Quelques mois plus tard, en décembre de la même année, Theresa May a enregistré un deuxième revers, causé par le pouvoir législatif. Cette fois, le parlement a voté, contre le gouvernement, un amendement lui permettant de valider ou de s’opposer à l’accord de retrait de l’Union européenne avant que celui-ci n’entre en vigueur. Et cette fois également, Bruxelles n’a pas tardé à voler au secours de Theresa May. Le 15 décembre, soit deux jours après le vote de Westminster, l’Union européenne a confirmé «des progrès suffisants» dans la négociation pour que celle-ci passe à la seconde phase et traite de la relation commerciale.La «Brexit Lady» a ensuite subi un nouveau camouflet en juillet 2018, lorsque Boris Johnson et David Davis, respectivement ministres des Affaires étrangères et du Brexit, ont présenté leur démission. En cause, leur opposition au plan de sortie de l’Union européenne adopté quelques jours avant: le «plan Chequers», qui entérinait la clause de sauvegarde pour l’Irlande, le fameux «backstop».

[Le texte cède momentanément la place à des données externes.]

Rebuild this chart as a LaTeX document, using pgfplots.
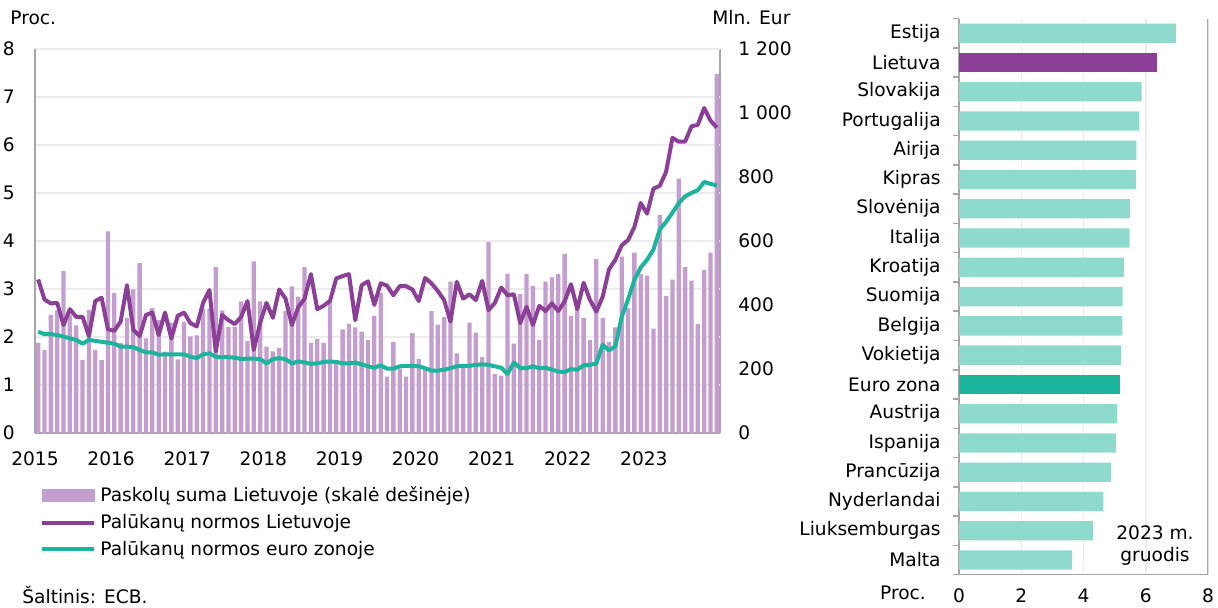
\documentclass[border=0pt]{standalone}
\usepackage{fontspec}
\setmainfont{DejaVu Sans}
\usepackage{pgfplots}
\usepackage{pgfplotstable}
\pgfplotsset{compat=1.18}
\definecolor{barpurple}{RGB}{196,158,206}
\definecolor{ltpurple}{RGB}{139,63,150}
\definecolor{ezteal}{RGB}{27,180,156}
\definecolor{lightteal}{RGB}{142,219,206}
\definecolor{axisgray}{RGB}{166,166,166}
\definecolor{gridgray}{RGB}{236,236,236}
\pgfplotsset{barlegend/.style={legend image code/.code={\fill[barpurple] (0pt,-3pt) rectangle (26pt,3pt);}}}

\pgfplotstableread{
i bars lt ez
0 282 3.20 2.11
1 260 2.78 2.06
2 369 2.70 2.06
3 383 2.71 2.04
4 507 2.25 2.01
5 368 2.58 1.97
6 336 2.42 1.94
7 228 2.42 1.86
8 384 2.02 1.94
9 260 2.75 1.92
10 228 2.82 1.90
11 630 2.16 1.88
12 438 2.13 1.86
13 282 2.32 1.80
14 360 3.08 1.80
15 449 2.15 1.79
16 531 2.02 1.73
17 296 2.46 1.68
18 390 2.51 1.68
19 353 2.04 1.63
20 254 2.51 1.64
21 345 1.97 1.64
22 230 2.44 1.64
23 347 2.51 1.64
24 302 2.29 1.59
25 305 2.22 1.56
26 389 2.71 1.64
27 389 2.98 1.66
28 519 1.70 1.59
29 383 2.46 1.58
30 332 2.35 1.58
31 332 2.27 1.57
32 411 2.42 1.54
33 288 2.75 1.55
34 536 1.73 1.55
35 411 2.30 1.54
36 270 2.71 1.45
37 255 2.40 1.54
38 266 2.99 1.56
39 381 2.80 1.54
40 458 2.25 1.45
41 426 2.62 1.49
42 518 2.80 1.47
43 282 3.31 1.44
44 294 2.58 1.45
45 282 2.65 1.48
46 411 2.75 1.49
47 228 3.22 1.48
48 324 3.27 1.45
49 341 3.31 1.45
50 330 2.35 1.47
51 317 3.08 1.43
52 291 3.16 1.39
53 366 2.67 1.36
54 438 3.12 1.41
55 176 3.07 1.34
56 284 2.87 1.34
57 201 3.06 1.39
58 176 3.06 1.40
59 312 2.99 1.40
60 231 2.75 1.39
61 200 3.23 1.35
62 381 3.12 1.30
63 339 2.96 1.30
64 362 2.77 1.32
65 473 2.32 1.35
66 249 3.15 1.39
67 207 2.80 1.40
68 345 2.89 1.40
69 314 2.77 1.42
70 237 3.17 1.43
71 597 2.56 1.42
72 185 2.71 1.39
73 179 3.03 1.36
74 497 2.87 1.23
75 279 2.89 1.47
76 434 2.29 1.35
77 497 2.63 1.35
78 459 2.25 1.39
79 291 2.65 1.35
80 473 2.54 1.36
81 486 2.70 1.32
82 497 2.54 1.28
83 560 2.74 1.27
84 366 3.10 1.33
85 390 2.58 1.32
86 359 3.13 1.41
87 291 2.77 1.42
88 543 2.53 1.45
89 360 2.84 1.84
90 285 3.41 1.72
91 330 3.61 1.81
92 551 3.91 2.42
93 390 4.02 2.78
94 564 4.29 3.19
95 497 4.79 3.45
96 492 4.57 3.61
97 326 5.09 3.82
98 681 5.15 4.24
99 428 5.44 4.40
100 479 6.15 4.59
101 795 6.07 4.79
102 518 6.07 4.93
103 476 6.39 5.00
104 341 6.42 5.06
105 510 6.77 5.23
106 564 6.51 5.19
107 1122 6.36 5.16
}\datatable

\begin{document}
\fontsize{9.3}{11}\selectfont
\begin{tikzpicture}[font=\fontsize{9.3}{11}\selectfont]
\useasboundingbox (0,0) rectangle (609pt,303.5pt);

% bars, right scale
\begin{axis}[scale only axis, width=342.5pt, height=192pt, at={(17.5pt,87pt)}, anchor=south west,
  xmin=-0.5, xmax=107.5, ymin=0, ymax=1200,
  axis x line*=bottom, axis y line*=right,
  axis line style={draw=axisgray, line width=0.75pt, -},
  xtick={-0.5,11.5,23.5,35.5,47.5,59.5,71.5,83.5,95.5},
  xticklabels={2015,2016,2017,2018,2019,2020,2021,2022,2023},
  ytick={0,200,400,600,800,1000,1200},
  yticklabels={0,200,400,600,800,1 000,1 200},
  major tick length=0pt,
  xticklabel style={inner sep=0pt, anchor=north, yshift=-9pt},
  yticklabel style={inner sep=0pt, anchor=west, xshift=9pt},
  extra y ticks={150,300,450,600,750,900,1050,1200}, extra y tick labels={},
  extra y tick style={grid=major, major grid style={draw=gridgray, line width=0.75pt}},
  ybar, bar width=0.68,
]
\addplot[fill=barpurple, draw=none] table[x=i, y=bars] {\datatable};
\end{axis}

% lines, left scale
\begin{axis}[scale only axis, width=342.5pt, height=192pt, at={(17.5pt,87pt)}, anchor=south west,
  xmin=-0.5, xmax=107.5, ymin=0, ymax=8,
  axis x line=none, axis y line*=left,
  axis line style={draw=axisgray, line width=0.75pt, -},
  ytick={0,1,2,3,4,5,6,7,8}, yticklabels={0,1,2,3,4,5,6,7,8},
  major tick length=0pt,
  yticklabel style={inner sep=0pt, anchor=east, xshift=-10pt},
  legend image code/.code={\draw[#1] (0pt,0pt) -- (26pt,0pt);},
  legend cell align=left,
  legend style={at={(axis description cs:0,0)}, anchor=north west, xshift=2.5pt, yshift=-25pt,
    draw=none, fill=none, inner sep=0pt, row sep=2pt,
    nodes={inner xsep=2pt, inner ysep=1.5pt}},
]
\addlegendimage{barlegend}
\addlegendentry{Paskolų suma Lietuvoje (skalė dešinėje)}
\addplot[ltpurple, line width=2pt, line join=round] table[x=i, y=lt] {\datatable};
\addlegendentry{Palūkanų normos Lietuvoje}
\addplot[ezteal, line width=2pt, line join=round] table[x=i, y=ez] {\datatable};
\addlegendentry{Palūkanų normos euro zonoje}
\end{axis}

% right panel
\begin{axis}[scale only axis, width=124.5pt, height=278pt, at={(479.5pt,16.2pt)}, anchor=south west,
  xmin=0, xmax=8, ymin=-0.5, ymax=18.5, y dir=reverse,
  axis x line*=bottom, axis y line*=left,
  axis line style={draw=axisgray, line width=0.75pt, -},
  xtick={0,2,4,6,8}, xticklabels={0,2,4,6,8},
  xmajorgrids, major grid style={draw=gridgray, line width=0.75pt},
  ytick={0,1,2,3,4,5,6,7,8,9,10,11,12,13,14,15,16,17,18},
  yticklabels={Estija,Lietuva,Slovakija,Portugalija,Airija,Kipras,Slovėnija,Italija,Kroatija,Suomija,Belgija,Vokietija,Euro zona,Austrija,Ispanija,Prancūzija,Nyderlandai,Liuksemburgas,Malta},
  major tick length=0pt,
  extra y ticks={-0.5,0.5,1.5,2.5,3.5,4.5,5.5,6.5,7.5,8.5,9.5,10.5,11.5,12.5,13.5,14.5,15.5,16.5,17.5,18.5},
  extra y tick labels={},
  extra y tick style={major tick length=3pt, tick align=outside, tick style={draw=axisgray, line width=0.75pt}},
  xticklabel style={inner sep=0pt, anchor=north, yshift=-7pt},
  yticklabel style={inner sep=0pt, anchor=east, xshift=-9pt},
  xbar, bar width=0.66,
]
\addplot[fill=lightteal, draw=none, bar shift=0pt] coordinates {
(6.97,0) (5.87,2) (5.79,3) (5.70,4) (5.68,5) (5.49,6) (5.48,7) (5.30,8) (5.26,9) (5.25,10) (5.20,11) (5.08,13) (5.04,14) (4.88,15) (4.64,16) (4.30,17) (3.63,18)};
\addplot[fill=ltpurple, draw=none, bar shift=0pt] coordinates {(6.36,1)};
\addplot[fill=ezteal, draw=none, bar shift=0pt] coordinates {(5.17,12)};
\draw[axisgray, line width=0.75pt] (rel axis cs:1,0) -- (rel axis cs:1,1);
\end{axis}

\node[anchor=west, inner sep=0pt] at (5pt,294.5pt) {Proc.};
\node[anchor=west, inner sep=0pt] at (356pt,294.5pt) {Mln. Eur};
\node[anchor=west, inner sep=0pt] at (11pt,6pt) {Šaltinis: ECB.};
\node[inner sep=0pt] at (451.5pt,7pt) {Proc.};
\node[align=center, inner sep=0pt] at (577.5pt,30.5pt) {2023 m.\\gruodis};
\end{tikzpicture}
\end{document}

Fragilisée une fois de plus sur la scène politique intérieure, Theresa May a pu à nouveau compter sur le soutien de l’Union européenne, même si celui-ci s’est exprimé moins fortement que les fois précédentes. Tout au long du mois d’août, Theresa May a rencontré d’autres dirigeants européens, comme lors de sa réunion avec Emmanuel Macron à Brégançon, tandis que son ministre responsable du Brexit, Dominic Raab, a mené à bien des rencontres multilatérales à Bruxelles. Résultat: Michel Barnier a déclaré, le 29 août dernier au cours d’une rencontre avec le ministre des Affaires étrangères allemand que

«[Les 27 États membres de l’UE] sont prêts à proposer un partenariat comme jamais il n’y en a eu avec aucun pays tiers.»

Alors que la locataire du 10 Downing Street a vécu, avec le vote de confiance qu’elle a dû affronter, un énième revers politique à Westminster, elle s’est envolée le 12 décembre pour Bruxelles afin de bénéficier, une fois de plus, du soutien des institutions européennes. Et si l’Union européenne n’envisage a priori pas de revenir sur l’accord obtenu, elle s’est en revanche montrée ouverte à la possibilité de «clarifier» certains éléments, y compris la clause de sauvegarde irlandaise. Un gage de plus de Bruxelles pour que Theresa May reste son interlocutrice jusqu’au 29 mars prochain, date effective de sortie du Royaume-Uni de l’Union européenne.